The benefits of eating together

Ok. This title is probably one of the oldest sayings in the book. Maybe not as old as love thy neighbour, kiss his wife, etc. But it's close.
Eating together with somebody fosters some kinship. Growing up, when dad was waiting for you to join him at the dinner table, it was such a bother. It would stop your already hour-long phone conversation, you were not done reading that comic/novel, etc. etc.

I didn't realize its importance till I was 36.
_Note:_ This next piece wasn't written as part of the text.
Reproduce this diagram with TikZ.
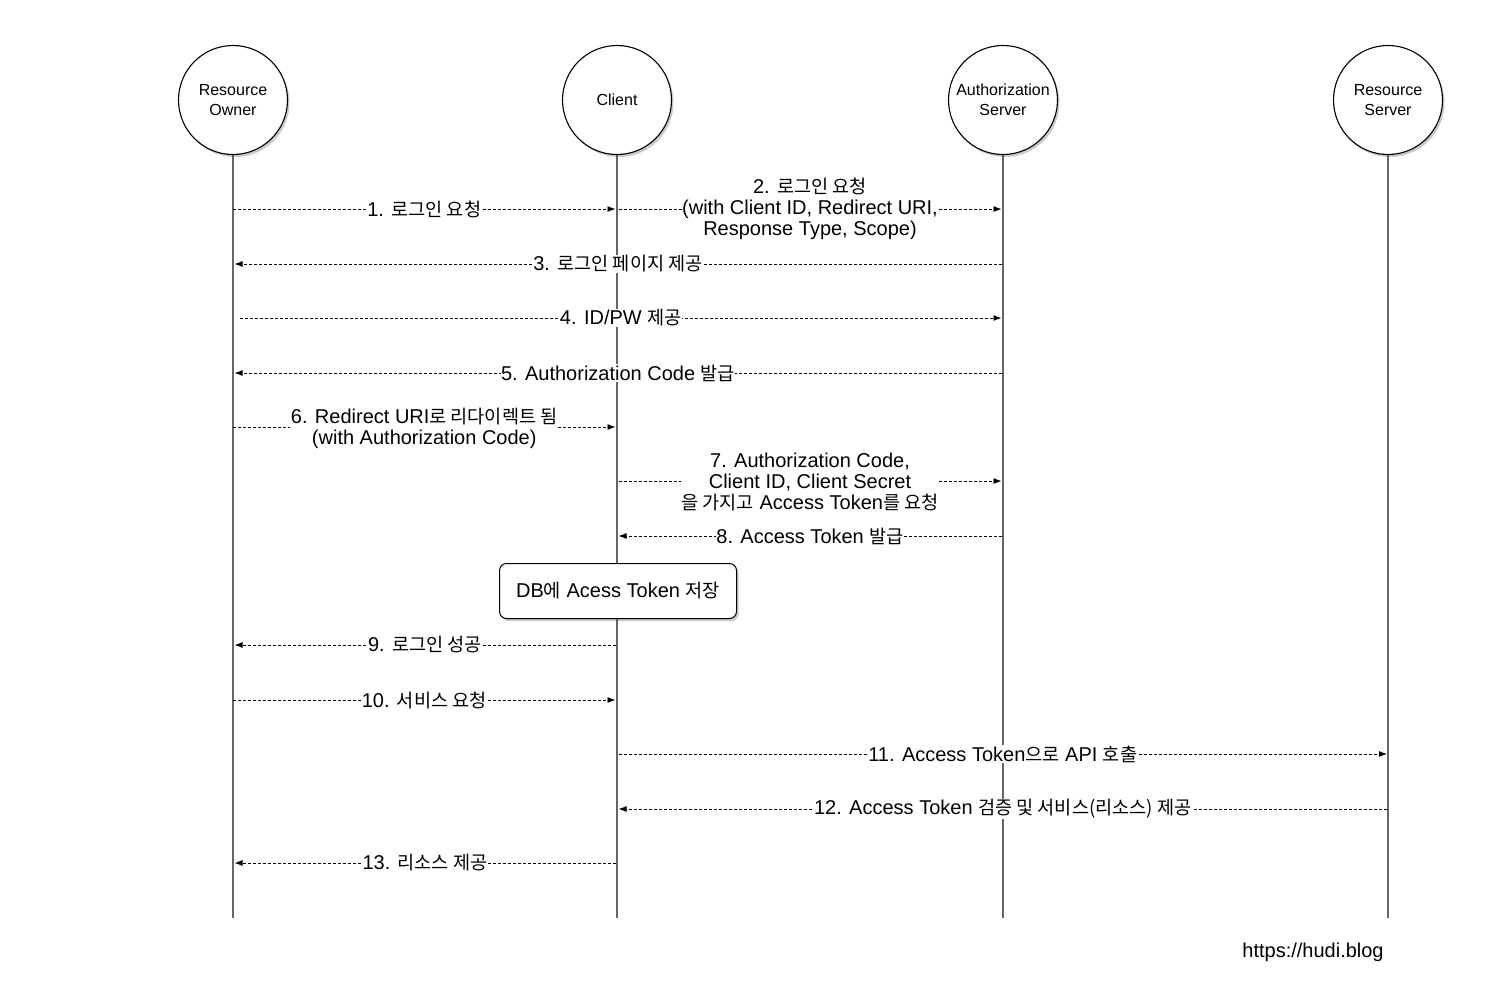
\documentclass[tikz,border=0pt]{standalone}
\usepackage{fontspec}
\setmainfont{Liberation Sans}
\newfontfamily\kr[Scale=0.93]{Noto Sans CJK KR}
\newcommand\K[1]{{\kr #1}}
\usetikzlibrary{arrows.meta,shadows}
\begin{document}
\begin{tikzpicture}[x=1pt,y=-1pt,
 actor/.style={circle, draw=black, line width=1.1pt, fill=white, minimum size=109pt, inner sep=0pt, align=center,
   font=\fontsize{16}{20.5}\selectfont,
   drop shadow={shadow xshift=2pt, shadow yshift=-2.5pt, opacity=0.3, fill=black!70}},
 life/.style={draw=black!60, line width=1.7pt},
 msg/.style={dash pattern=on 3pt off 2pt, line width=0.9pt, -{Latex[length=8pt,width=6pt]}},
 lbl/.style={fill=white, inner sep=0.5pt, align=center, font=\fontsize{20}{20.8}\selectfont},
 note/.style={draw=black, line width=1pt, rounded corners=7pt, fill=white, minimum width=237pt, minimum height=55pt,
   font=\fontsize{20}{21}\selectfont,
   drop shadow={shadow xshift=2pt, shadow yshift=-2.5pt, opacity=0.3, fill=black!70}}
]
\useasboundingbox (0,0) rectangle (1496,1004);
% actors
\coordinate (roC) at (233,100);
\coordinate (clC) at (617,100);
\coordinate (asC) at (1003,100);
\coordinate (rsC) at (1388,100);
\coordinate (roB) at (233,918);
\coordinate (clB) at (617,918);
\coordinate (asB) at (1003,918);
\coordinate (rsB) at (1388,918);
\draw[life] (roC) -- (roB);
\draw[life] (clC) -- (clB);
\draw[life] (asC) -- (asB);
\draw[life] (rsC) -- (rsB);
\node[actor] (ro) at (roC) {Resource\\Owner};
\node[actor] (cl) at (clC) {Client};
\node[actor] (as) at (asC) {Authorization\\Server};
\node[actor] (rs) at (rsC) {Resource\\Server};

% messages
\coordinate (a1) at (233,209); \coordinate (b1) at (615.5,209);
\draw[msg] (a1) -- node[lbl] (l1) {1. \K{로그인 요청}} (b1);

\coordinate (a2) at (618.5,209); \coordinate (b2) at (1001.5,209);
\draw[msg] (a2) -- node[lbl] (l2) {2. \K{로그인 요청}\\(with Client ID, Redirect URI,\\Response Type, Scope)} (b2);

\coordinate (a3) at (1001.5,264); \coordinate (b3) at (234.5,264);
\draw[msg] (a3) -- node[lbl] (l3) {3. \K{로그인 페이지 제공}} (b3);

\coordinate (a4) at (240,318); \coordinate (b4) at (1001.5,318);
\draw[msg] (a4) -- node[lbl] (l4) {4. ID/PW \K{제공}} (b4);

\coordinate (a5) at (1001.5,373); \coordinate (b5) at (234.5,373);
\draw[msg] (a5) -- node[lbl] (l5) {5. Authorization Code \K{발급}} (b5);

\coordinate (a6) at (233,427); \coordinate (b6) at (615.5,427);
\draw[msg] (a6) -- node[lbl, yshift=-1pt] (l6) {6. Redirect URI\K{로 리다이렉트 됨}\\(with Authorization Code)} (b6);

\coordinate (a7) at (618.5,481); \coordinate (b7) at (1001.5,481);
\draw[msg] (a7) -- node[lbl, yshift=-1pt] (l7) {7. Authorization Code,\\Client ID, Client Secret\\\K{을 가지고} Access Token\K{를 요청}} (b7);

\coordinate (a8) at (1001.5,536); \coordinate (b8) at (618.5,536);
\draw[msg] (a8) -- node[lbl] (l8) {8. Access Token \K{발급}} (b8);

\node[note] (db) at (618,591) {DB\K{에} Acess Token \K{저장}};

\coordinate (a9) at (615.5,645); \coordinate (b9) at (234.5,645);
\draw[msg] (a9) -- node[lbl] (l9) {9. \K{로그인 성공}} (b9);

\coordinate (a10) at (233,700); \coordinate (b10) at (615.5,700);
\draw[msg] (a10) -- node[lbl] (l10) {10. \K{서비스 요청}} (b10);

\coordinate (a11) at (618.5,754); \coordinate (b11) at (1387,754);
\draw[msg] (a11) -- node[lbl] (l11) {11. Access Token\K{으로} API \K{호출}} (b11);

\coordinate (a12) at (1387,809); \coordinate (b12) at (618.5,809);
\draw[msg] (a12) -- node[lbl] (l12) {12. Access Token \K{검증 및 서비스(리소스) 제공}} (b12);

\coordinate (a13) at (615.5,863); \coordinate (b13) at (234.5,863);
\draw[msg] (a13) -- node[lbl] (l13) {13. \K{리소스 제공}} (b13);

\node[font=\fontsize{20}{21}\selectfont] (url) at (1313,952) {https://hudi.blog};
\end{tikzpicture}
\end{document}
It happened at Sidestep - a company I worked for, for 4 years. The first year or so, a couple of us would catch lunch more or less regularly. Then some of the women ( it's always them, isn't it?) started making lunches more social. They'd make it a point of inviting all of the development team (which was less than 10, btw).
Initially, though it was a little bit of a bother, it became a regular thing. Atleast 3-4 times a week 5-6 of us ended up eating together. And we started talking a lot.
We mostly had good fun. We had plenty of fodder:
  • our single guys' relationship woes
  • a mother a little too controlling with her 1 year old
  • another way too hippie like
  • our kids eating vaseline, pouring mud on their faces..
  • a newly married, meat-loving guy with a vegetarian wife..
  • politics
  • etc. etc.
Most of the time, that extended lunch time beyond 30 min. Sometimes beyond an hour.
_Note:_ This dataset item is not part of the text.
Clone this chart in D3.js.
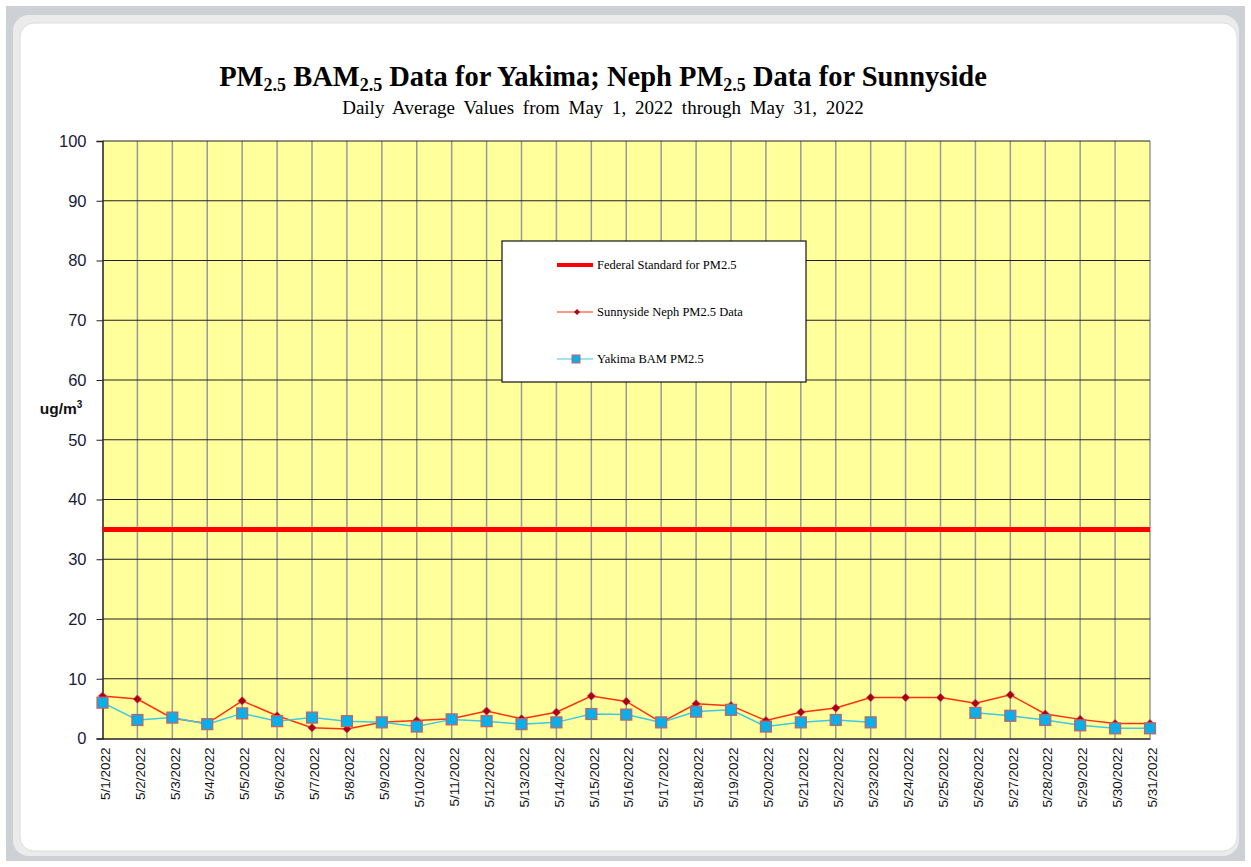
<!DOCTYPE html>
<html><head><meta charset="utf-8">
<script src="https://cdn.jsdelivr.net/npm/d3@7/dist/d3.min.js"></script>
<style>html,body{margin:0;padding:0;background:#fff;}svg{display:block;}</style>
</head><body>
<script>
const dates = ["5/1/2022","5/2/2022","5/3/2022","5/4/2022","5/5/2022","5/6/2022","5/7/2022","5/8/2022","5/9/2022","5/10/2022","5/11/2022","5/12/2022","5/13/2022","5/14/2022","5/15/2022","5/16/2022","5/17/2022","5/18/2022","5/19/2022","5/20/2022","5/21/2022","5/22/2022","5/23/2022","5/24/2022","5/25/2022","5/26/2022","5/27/2022","5/28/2022","5/29/2022","5/30/2022","5/31/2022"];
const sunnyside = [7.1,6.6,3.4,2.5,6.3,3.8,1.8,1.6,2.7,3.0,3.3,4.6,3.3,4.4,7.1,6.2,2.7,5.8,5.5,3.0,4.4,5.1,6.85,6.85,6.85,5.9,7.3,4.1,3.2,2.5,2.5];
const yakima = [6.0,3.1,3.5,2.4,4.2,2.9,3.5,2.9,2.7,2.0,3.2,2.9,2.4,2.7,4.1,4.0,2.7,4.5,4.8,2.0,2.7,3.1,2.7,null,null,4.3,3.8,3.1,2.2,1.7,1.7];
const federalStandard = 35;
const yTicks = [0,10,20,30,40,50,60,70,80,90,100];

const W = 1251, H = 867;
const svg = d3.select("body").append("svg").attr("width", W).attr("height", H);

// frame
svg.append("rect").attr("x",6).attr("y",6).attr("width",1239).attr("height",855).attr("fill","#cdd1d5");
svg.append("rect").attr("x",13).attr("y",15).attr("width",1226).attr("height",841).attr("rx",16).attr("fill","#ebebeb");
svg.append("rect").attr("x",20).attr("y",23).attr("width",1217).attr("height",828).attr("rx",14).attr("fill","#fff").attr("stroke","#dcdcdc");

const L = 102.5, R = 1150, T = 141, B = 738.5;
const x = d3.scalePoint().domain(dates).range([L, R]);
const y = d3.scaleLinear().domain([0,100]).range([B, T]);

svg.append("rect").attr("x",L).attr("y",T).attr("width",R-L).attr("height",B-T).attr("fill","#ffff9c");

// vertical gridlines
svg.append("g").selectAll("line").data(dates.slice(1)).join("line")
  .attr("x1", d=>x(d)).attr("x2", d=>x(d)).attr("y1", T).attr("y2", B)
  .attr("stroke","#999").attr("stroke-width",1.5);
// horizontal gridlines
svg.append("g").selectAll("line").data(yTicks.slice(1)).join("line")
  .attr("x1", L).attr("x2", R).attr("y1", d=>y(d)).attr("y2", d=>y(d))
  .attr("stroke","#222").attr("stroke-width",1);

// y axis
const yAxis = d3.axisLeft(y).tickValues(yTicks).tickSize(6).tickPadding(10);
const gy = svg.append("g").attr("transform",`translate(${L},0)`).call(yAxis);
gy.select(".domain").attr("stroke","#222").attr("stroke-width",1.5);
gy.selectAll(".tick line").attr("stroke","#222");
gy.selectAll("text").attr("font-family","Liberation Sans, Arial, sans-serif").attr("font-size",16.5).attr("fill","#1a1a3a");

// x axis
const xAxis = d3.axisBottom(x).tickSize(0).tickPadding(6);
const gx = svg.append("g").attr("transform",`translate(0,${B})`).call(xAxis);
gx.select(".domain").attr("stroke","#222").attr("stroke-width",1.5);
gx.selectAll("text").attr("font-family","Liberation Sans, Arial, sans-serif").attr("font-size",13.5).attr("fill","#111")
  .attr("text-anchor","end").attr("dy","0.35em")
  .attr("transform","translate(2,3) rotate(-90)").attr("x",-6).attr("y",0);

// ylabel
const yl = svg.append("text").attr("x",61).attr("y",414).attr("text-anchor","middle")
  .attr("font-family","Liberation Sans, Arial, sans-serif").attr("font-weight","bold").attr("font-size",15.5).attr("fill","#111");
yl.append("tspan").text("ug/m");
yl.append("tspan").text("3").attr("font-size",10).attr("dy",-6);

// federal standard
svg.append("line").attr("x1",L).attr("x2",R).attr("y1",y(federalStandard)).attr("y2",y(federalStandard))
  .attr("stroke","#ff0000").attr("stroke-width",5);

// lines
const line = d3.line().defined(d=>d[1]!=null).x(d=>x(d[0])).y(d=>y(d[1]));
svg.append("path").datum(dates.map((d,i)=>[d,sunnyside[i]])).attr("d",line)
  .attr("fill","none").attr("stroke","#ff3010").attr("stroke-width",1.5);
svg.append("path").datum(dates.map((d,i)=>[d,yakima[i]])).attr("d",line)
  .attr("fill","none").attr("stroke","#3cc8e8").attr("stroke-width",1.5);

// sunnyside markers (diamonds)
const diamond = d3.symbol().type(d3.symbolSquare).size(34);
svg.append("g").selectAll("path").data(dates.map((d,i)=>[d,sunnyside[i]]).filter(d=>d[1]!=null)).join("path")
  .attr("d", diamond).attr("transform", d=>`translate(${x(d[0])},${y(d[1])}) rotate(45)`)
  .attr("fill","#a8001c").attr("stroke","#d04050").attr("stroke-width",0.6);
// yakima markers (squares)
svg.append("g").selectAll("rect").data(dates.map((d,i)=>[d,yakima[i]]).filter(d=>d[1]!=null)).join("rect")
  .attr("x", d=>x(d[0])-5.5).attr("y", d=>y(d[1])-5.5).attr("width",11).attr("height",11)
  .attr("fill","#0aaee8").attr("stroke","#c86060").attr("stroke-width",1.2);

// title
const title = svg.append("text").attr("x",603).attr("y",86).attr("text-anchor","middle")
  .attr("font-family","Liberation Serif, Times New Roman, serif").attr("font-weight","bold").attr("font-size",28.5).attr("fill","#000");
const parts = [["PM",false],["2.5",true],[" BAM",false],["2.5",true],[" Data for Yakima; Neph PM",false],["2.5",true],[" Data for Sunnyside",false]];
let sub = false;
parts.forEach(([t,s])=>{
  const ts = title.append("tspan").text(t);
  if (s) { ts.attr("font-size",18).attr("dy", 5); sub = true; }
  else if (sub) { ts.attr("dy",-5); sub = false; }
});
svg.append("text").attr("x",603).attr("y",114).attr("text-anchor","middle")
  .attr("font-family","Liberation Serif, Times New Roman, serif").attr("font-size",19).attr("fill","#000")
  .attr("word-spacing","4px")
  .text("Daily Average Values from May 1, 2022 through May 31, 2022");

// legend
const lg = svg.append("g");
lg.append("rect").attr("x",502).attr("y",241).attr("width",304).attr("height",141).attr("fill","#fff").attr("stroke","#111").attr("stroke-width",1.2);
const lf = "Liberation Serif, Times New Roman, serif";
lg.append("line").attr("x1",557).attr("x2",593).attr("y1",265).attr("y2",265).attr("stroke","#ff0000").attr("stroke-width",4);
lg.append("text").attr("x",597).attr("y",269).attr("font-family",lf).attr("font-size",12.5).text("Federal Standard for PM2.5");
lg.append("line").attr("x1",557).attr("x2",593).attr("y1",312).attr("y2",312).attr("stroke","#ff3010").attr("stroke-width",1.2);
lg.append("path").attr("d",d3.symbol().type(d3.symbolSquare).size(18)).attr("transform","translate(577,312) rotate(45)").attr("fill","#a8001c");
lg.append("text").attr("x",597).attr("y",316).attr("font-family",lf).attr("font-size",12.5).text("Sunnyside Neph PM2.5 Data");
lg.append("line").attr("x1",557).attr("x2",593).attr("y1",359).attr("y2",359).attr("stroke","#3cc8e8").attr("stroke-width",1.2);
lg.append("rect").attr("x",572).attr("y",355).attr("width",8).attr("height",8).attr("fill","#0aaee8").attr("stroke","#c86060");
lg.append("text").attr("x",597).attr("y",363).attr("font-family",lf).attr("font-size",12.5).text("Yakima BAM PM2.5");
</script>
</body></html>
"Bad for workplace productivity", you'd say?
Wrong.
"Oh, at lunch you'd talk about work stuff - algorithms, design, things to do etc.? "
Well.. mostly not.
"You stayed back late, and made up for the lost time? "
No. We did stay late regularly, but it wasn't because of the lunch stuff.
"You say, productivity didn't suffer?"
No. It got better.
"WHAT ? "

We understood each other better.
We stepped on each other's toes much lesser.
In meetings, when we took opposite positions on a technical issue, it never got us worked up -Never so bad that we took/pushed for wrong decisions to satisfy our egos.
A level of trust, friendliness, and camaraderie was built that
  • Nobody shirked their share of work and put undue load on their peers
  • If we had problems with somebody's work, we didn't need to tiptoe around their egos -Direct discussions happened, and things got resolved.
  • Even when engineers got overruled by the smart-ass architects, there were no lingering hard feelings( I think)
  • When the company looked shaky at times- morale within engineering was still fine. We all liked working there -with each other.
  • We did joint coding/debugging routinely
I could go on. The converse also was true. The most problems we had were with people we didn't eat together with - going by memories of product managers we ate with, vs. didn't.

Which brings me to my Jerry Springer moment at the end:
Management should subtly encourage people to eat with the people they work with. Even the folks that people interface rarely - take time out once or twice a week and go eat with them.
You don't need to talk about work.
But your work & working relationships will get better.

1 comment:

Anonymous said...

A family that eats together, plays together, reads together - stays together...

More related to family, but the general philosophy is applicable at work too!